La actitud episcopal solo cambió después del Vaticano II y por presión y  maniobras desde Roma, cada vez más cerrada al diálogo con el franquismo y más abierta al diálogo con el marxismo, una experiencia de la que iba a salir bien escaldada. En España, la Iglesia –no toda ella, pero sí el sector dominante, o al menos el más activo–  protegió a comunistas, terroristas y separatistas, convirtió muchas iglesias en tribunas políticas y refugio de los mismos que habían querido exterminarla. No puede decirse que fuera ni una gran contribución a la democracia ni un pago adecuado a lo mucho, lo muchísimo,  que la Iglesia  debía, precisamente, al régimen de Franco.  Los motivos de esta extraña política –pues era pura y simple política, muy alejada de la predicación religiosa— los he expuesto en La Transición de cristal, que me permito recomendar al mal informado articulista.  Y los frutos  están bien a la vista: una interminable crisis de la Iglesia, vaciamiento de seminarios, decadencia de las órdenes religiosas y un confusionismo  que solo corrigió a medias  Juan Pablo II. ¡Ah! Y también cosechó la Iglesia  el conocido “agradecimiento” de sus beneficiados comunistas, terroristas y separatistas: la cosa no ha dejado de tener su lado justiciero.

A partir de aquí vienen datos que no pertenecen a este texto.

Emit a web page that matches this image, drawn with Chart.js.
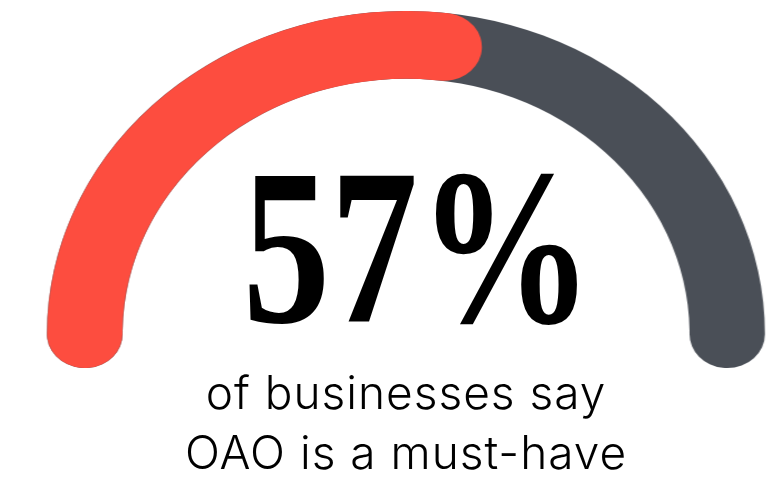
<!DOCTYPE html>
<html>
<head>
<meta charset="utf-8">
<script src="https://cdn.jsdelivr.net/npm/chart.js@4/dist/chart.umd.min.js"></script>
<style>
  html, body { margin: 0; padding: 0; background: #ffffff; }
  #stage { position: relative; width: 774px; height: 478px; overflow: hidden; background: #ffffff; }
  #gauge { position: absolute; left: 56px; top: 11px; width: 700px; height: 361px;
           transform: scaleX(1.112); transform-origin: 50% 50%; }
  #gauge canvas { position: absolute; left: 0; top: 0; }
  #big { position: absolute; left: 4px; width: 828px; top: 136px; text-align: center;
         font-family: "Liberation Serif", "DejaVu Serif", serif; font-weight: bold;
         font-size: 222px; line-height: 1; color: #000; white-space: nowrap;
         transform: scaleX(0.79); transform-origin: 414px 50%; }
  #caption { position: absolute; left: 0; width: 812px; top: 362px; text-align: center;
             font-family: Inter, "Noto Sans", sans-serif; font-weight: 300;
             font-size: 46px; letter-spacing: 1px; line-height: 60px; color: #000; }
</style>
</head>
<body>
<div id="stage">
  <div id="gauge">
    <canvas id="track" width="700" height="361"></canvas>
    <canvas id="share" width="700" height="361"></canvas>
  </div>
  <div id="big"></div>
  <div id="caption"></div>
</div>
<script>
// Survey result: share of businesses calling OAO a must-have
const categories = ['Must-have', 'Not a must-have'];
const shareValues = [57, 43];
const trackValues = [100];
const captionLines = ['of businesses say', 'OAO is a must-have'];

const RED = '#FD4D3F';
const GRAY = '#4A4F57';

// the arc runs a little past horizontal on both sides so the rounded ends hang below
const overhang = 6.8;
const arcRotation = -90 - overhang;
const arcSweep = 180 + 2 * overhang;

function gaugeOptions() {
  return {
    responsive: false,
    animation: false,
    events: [],
    rotation: arcRotation,
    circumference: arcSweep,
    cutout: '79%',
    layout: { padding: 0 },
    plugins: { legend: { display: false }, tooltip: { enabled: false } }
  };
}

new Chart(document.getElementById('track'), {
  type: 'doughnut',
  data: {
    labels: ['Total'],
    datasets: [{ data: trackValues, backgroundColor: [GRAY], borderWidth: 0,
                 hoverOffset: 0, borderRadius: 40 }]
  },
  options: gaugeOptions()
});

new Chart(document.getElementById('share'), {
  type: 'doughnut',
  data: {
    labels: categories,
    datasets: [{ data: shareValues, backgroundColor: [RED, 'rgba(0,0,0,0)'], borderWidth: 0,
                 hoverOffset: 0, borderRadius: [40, 0] }]
  },
  options: gaugeOptions()
});

document.getElementById('big').textContent = shareValues[0] + '%';
document.getElementById('caption').innerHTML = captionLines.join('<br>');
</script>
</body>
</html>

Parece que el autor  quiere seguir por esa senda, lo que solo significa en la práctica hacer política poco democrática y falsear la historia. Algo difícil, porque la izquierda no dejará de mostrar al público aquella “complicidad” y despreciar, por oportunista y poco digna, la protección que recibió en su tiempo de la jerarquía eclesiástica (no toda, insisto).  Suponiendo, repito, que el articulista  escribe así por desconocimiento de los hechos, me permitiré recomendarle, nuevamente, La Transición de cristal, y también Una historia chocante.  O los trabajos, mucho más pormenorizados, de Ricardo de la Cierva  sobre esas derivas no tan democráticas como él cree o quiere hacer creer.